Dai diamanti non nasce niente
Bobò e Michael Lonsdale sono soli nella Reggia di Versailles. Insieme camminano nelle stanze di questo palazzo fantasma del potere. [sinossi]
Dai diamanti non nasce niente, dal letame nascono i fior. Sulle note di questa strofa di Via del Campo, indimenticabile canzone di De Andrè, con Bobò che raccoglieva fiori, si concludeva lo spettacolo Barboni, che aveva segnato l’inizio del sodalizio artistico tra Delbono e Bobò, sordomuto, quest’ultimo, scoperto dal primo in un laboratorio teatrale realizzato nel manicomio di Aversa.
Stare dalla parte dei più deboli, dare voce e restituire dignità agli emarginati dalla società, a coloro che sono considerati da questa come gli ultimi. Questo è il filo conduttore di tutta la produzione artistica di Delbono, tanto a teatro come al cinema. Personaggi rimossi, scomodi per la loro stessa esistenza. Paria che non possono far parte dei circoli buoni e per bene, per motivi etnici, fisici, economici o morali com’è il caso dell’ex-brigatista Giovanni Senzani, protagonista di Sangue.
In questo piccolo lavoro, La visite, presentato alla tredicesima edizione del DocLisboa, Pippo Delbono torna a mettere al centro Bobò, a collocarlo letteralmente sul trono, nella Reggia di Versailles. E lo fa accompagnare da un grande e storico attore francese come Michael Lonsdale. L’opera artistica di Delbono è un contenitore di opposti, di elementi tra loro in conflitto dialettico. In questo caso ci sono le varie forme d’arte, teatro, cinema, pittura, scultura. La magnificenza della Reggia, sede della corte di Francia, della nobiltà e dell’aristocrazia, in conflitto con l’ex-homeless Bobò; e poi un’icona del teatro e del cinema come Lonsdale messa a confronto sempre con Bobò. Bobò è il terminale di ogni confronto che si conclude con un’inversione di ruoli.

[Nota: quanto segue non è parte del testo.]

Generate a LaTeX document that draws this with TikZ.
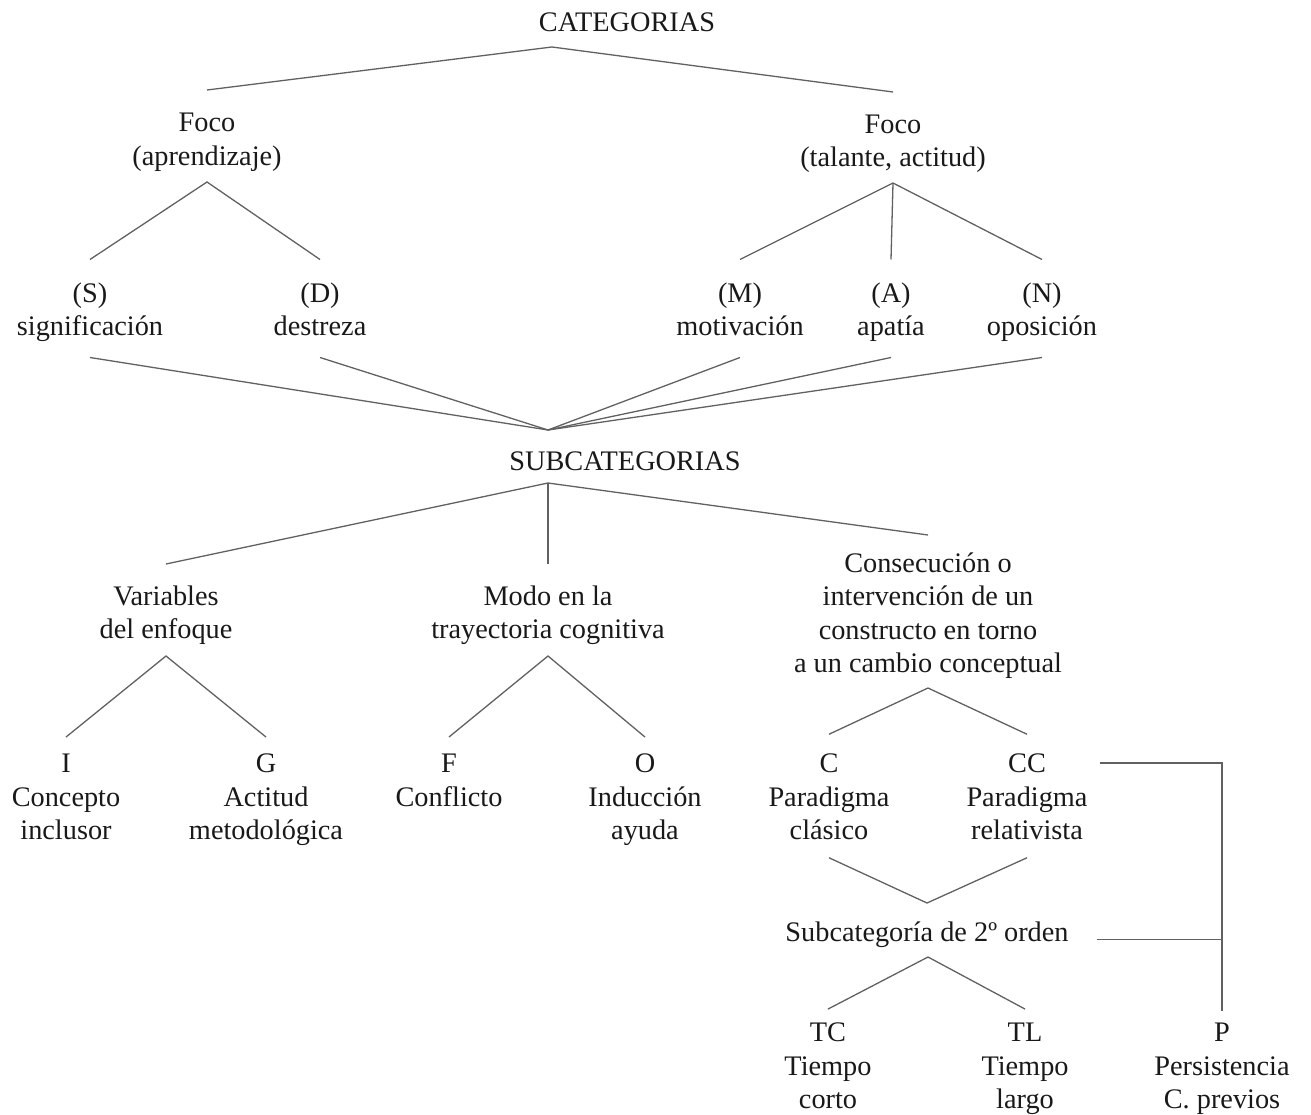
\documentclass[tikz,border=0pt]{standalone}
\usepackage{fontspec}
\setmainfont{Liberation Serif}
\usepackage{xcolor}
\usepackage{tikz}
\usetikzlibrary{positioning}
\definecolor{inkgray}{rgb}{0.1,0.1,0.1}
\definecolor{linegray}{rgb}{0.38,0.38,0.38}
% strut: same top and bottom for every line
\newcommand\lstrut{\rule[-6.5pt]{0pt}{33.5pt}}

\begin{document}
\begin{tikzpicture}[x=1pt, y=-1pt,
    lbl/.style={inner sep=0pt, outer ysep=#1, align=center, text=inkgray,
        font=\fontsize{28.3}{33.5}\selectfont, execute at end node=\lstrut},
    lbl/.default=0pt,
    link/.style={draw=linegray, line width=1.3pt}
]
\useasboundingbox (0,0) rectangle (1311,1115);

% categorias
\node[lbl] (cat) at (627,21.25) {CATEGORIAS};
\coordinate (cat-j) at (552,47);
\node[lbl=14.7pt] (foco1) at (207,138.2) {\lstrut Foco\\(aprendizaje)};
\node[lbl=14.5pt] (foco2) at (893,140) {\lstrut Foco\\(talante, actitud)};
\coordinate (foco1-j) at (207,182);
\coordinate (foco2-j) at (893,183);

\node[lbl=15.5pt] (s) at (90,308.5) {\lstrut(S)\\significación};
\node[lbl=15.5pt] (d) at (320,308.5) {\lstrut(D)\\destreza};
\node[lbl=15.5pt] (m) at (740,308.5) {\lstrut(M)\\motivación};
\node[lbl=15.5pt] (a) at (891,308.5) {\lstrut(A)\\apatía};
\node[lbl=15.5pt] (n) at (1042,308.5) {\lstrut(N)\\oposición};

\draw[link] (foco1.north) -- (cat-j) -- (foco2.north);
\draw[link] (s.north) -- (foco1-j) -- (d.north);
\draw[link] (m.north) -- (foco2-j) -- (n.north);
\draw[link] (foco2-j) -- (a.north);

% subcategorias
\coordinate (sub-in) at (548,430);
\foreach \k in {s,d,m,a,n}
    \draw[link] (\k.south) -- (sub-in);
\node[lbl] (sub) at (625,460.25) {SUBCATEGORIAS};
\coordinate (sub-j) at (548,483);

\node[lbl=14pt] (var) at (166,611.5) {\lstrut Variables\\del enfoque};
\node[lbl=14pt] (modo) at (548,611.5) {\lstrut Modo en la\\trayectoria cognitiva};
\node[lbl=10pt] (cons) at (928,612) {\lstrut Consecución o\\intervención de un\\constructo en torno\\a un cambio conceptual};
\coordinate (var-j) at (166,656);
\coordinate (modo-j) at (548,656);
\coordinate (cons-j) at (928,688);

\draw[link] (var.north) -- (sub-j) -- (cons.north);
\draw[link] (sub-j) -- (modo.north);

\node[lbl=8.7pt] (i) at (66,796) {\lstrut I\\Concepto\\inclusor};
\node[lbl=8.7pt] (g) at (266,796) {\lstrut G\\Actitud\\metodológica};
\node[lbl=8.7pt] (f) at (449,779.2) {\lstrut F\\Conflicto};
\node[lbl=8.7pt] (o) at (645,796) {\lstrut O\\Inducción\\ayuda};
\node[lbl=11.5pt] (c) at (829,796) {\lstrut C\\Paradigma\\clásico};
\node[lbl=11.5pt] (cc) at (1027,796) {\lstrut CC\\Paradigma\\relativista};

\draw[link] (i.north) -- (var-j) -- (g.north);
\draw[link] (f.north) -- (modo-j) -- (o.north);
\draw[link] (c.north) -- (cons-j) -- (cc.north);

% segundo orden
\node[lbl=11.5pt] (sub2) at (927,931.25) {Subcategoría de 2º orden};
\coordinate (sub2-j) at (928,957);
\draw[link] (c.south) -- (sub2.north) -- (cc.south);

\node[lbl=5.7pt] (tc) at (828,1065) {\lstrut TC\\Tiempo\\corto};
\node[lbl=5.7pt] (tl) at (1025,1065) {\lstrut TL\\Tiempo\\largo};
\node[lbl=3.7pt] (p) at (1222,1065) {\lstrut P\\Persistencia\\C. previos};
\draw[link] (tc.north) -- (sub2-j) -- (tl.north);

% persistencia
\coordinate (cc-tab) at (1100,763);
\draw[link] (cc-tab) -| (p.north);
\draw[link, shorten <=28pt] (sub2.mid east) -- (sub2.mid east -| p.north);

\end{tikzpicture}
\end{document}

Delbono si muove nelle stanze del palazzo con una macchina da presa meno traballante del solito, rinunciando alla voce off narrativa o a commento che rappresenta la sua cifra stilistica. Esce dal suo tradizionale schema del diario. E con la sua mdp scruta le stanze che furono del sommo potere, i busti aulici di Cartesio e Voltaire. Indugia sui quadri, si muove con lo sguardo al loro interno, nelle scene di guerra che rappresentano. Cattura la luce imponente che filtra dalle finestre in quella che è stata la dimora del Re Sole.
Bobò e Lonsdale attraversano lo sfarzo, il tempio, il museo, passano nella Galleria degli Specchi con la stessa carica della corsa al Louvre di Bande à part, mentre Lonsdale dice “Siamo solo plebei”. L’inversione tra Bobò e Lonsdale avviene simbolicamente nel cambio di ruoli di chi è portato sulla sedia a rotelle, prima Bobò poi Lonsdale. E nel finale lungo un viale di alberi meticolosamente potati e pettinati, tutti uguali, omologati, con i due protagonisti che camminano con un bastone, Lonsdale confessa di essere stato anche lui un emarginato, in quanto figlio illegittimo. Sembra inutile far indossare a Bobò la parrucca stile Luigi XIV. È il suo stesso sguardo, la sua fierezza che trapela, la dignità nell’umiltà, a farne il vero nobile di tutto il film.
Con poco tempo, 22 minuti, con una struttura molto semplice, Delbono riesce in La visite a far conflagrare i pochi elementi a disposizione, e a far trionfare il gesto teatrale puro come nella scena in cui vengono collocati giocattoli tra gli insigni busti di marmo.